Martin Gardner is celebrated yearly around the world.
Thousands of people join in at schools, science centers, museums, coffee shops, etc. to share mathematical activities. Yes, we are talking about mathematics!
Why do people gather to spend a few hours doing mathematics?
The reason for this odd behavior is the life and works of Martin Gardner (1914-2010). For twenty-five years (1956 to 1981) he published the column “Mathematical Games” in Scientific American. His articles are some of the best ever in promotion of mathematics. As Richard Guy wrote, Gardner brought more math to more millions than anyone else.
Gardner wrote novels, books on magic, and many other subjects, but his mathematics-related writings are enough to amaze us and change the way most of us look at the Queen of Sciences.

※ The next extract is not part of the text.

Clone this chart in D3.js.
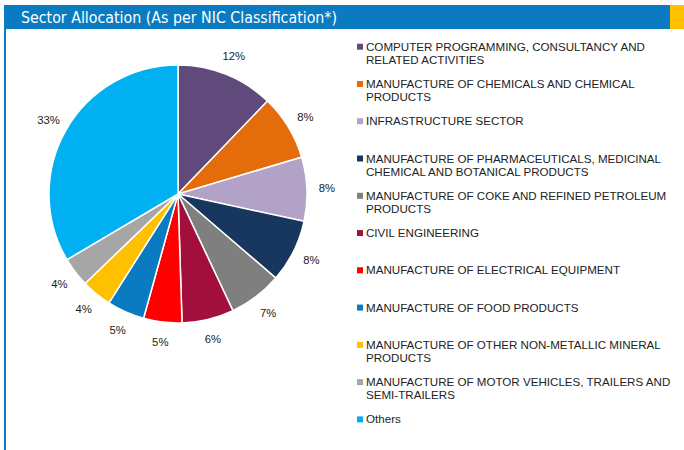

Martin Gardner got a college degree in Philosophy and worked most part of his life as a journalist and a writer. He never took a single mathematics course in college. However, he managed to learn difficult mathematical theories that he then exposed with unsurpassed clarity and enthusiasm. Maybe his lack of mathematical training is part of the reason Gardner’s articles were so clear and enthralling. For each topic he intended to bring to the pages of SA, Gardner had to learn from scratch the main ideas of the subject and its context. If you have been trained in mathematics, you can navigate through technicalities at ease, but that proficiency does not promote mathematical appreciation. Martin Gardner’s texts are all about mathematical appreciation. He can write on Mandelbrot’s Fractals or Conway’s Game of Life, it does not matter much, the soul of the article will always convey the pleasure of thinking creatively within the tight rules of logic.
This is why so many different activities fall within CoM’s scope.
Gardner points the right direction to all of recreational mathematicians — occasional or not. The celebration can consist of an interesting talk on Fermat’s Last Theorem, a workshop of Origami, the practice of board games, card tricks, magic … as long as it is intelligent and playful.
Recreational Mathematics is becoming more present in the lives of mathematicians and communities in general. The Gathering for Gardner meeting, which occurs every other year in Atlanta, now has a counterpart on odd-numbered years, in Portugal (Recreational Mathematics Colloquia).
With the global CoM we intend to give continuation to Gardner’s work. Martin Gardner worked alone and reached millions; we are many. Let’s take the enjoyment of mathematics to all.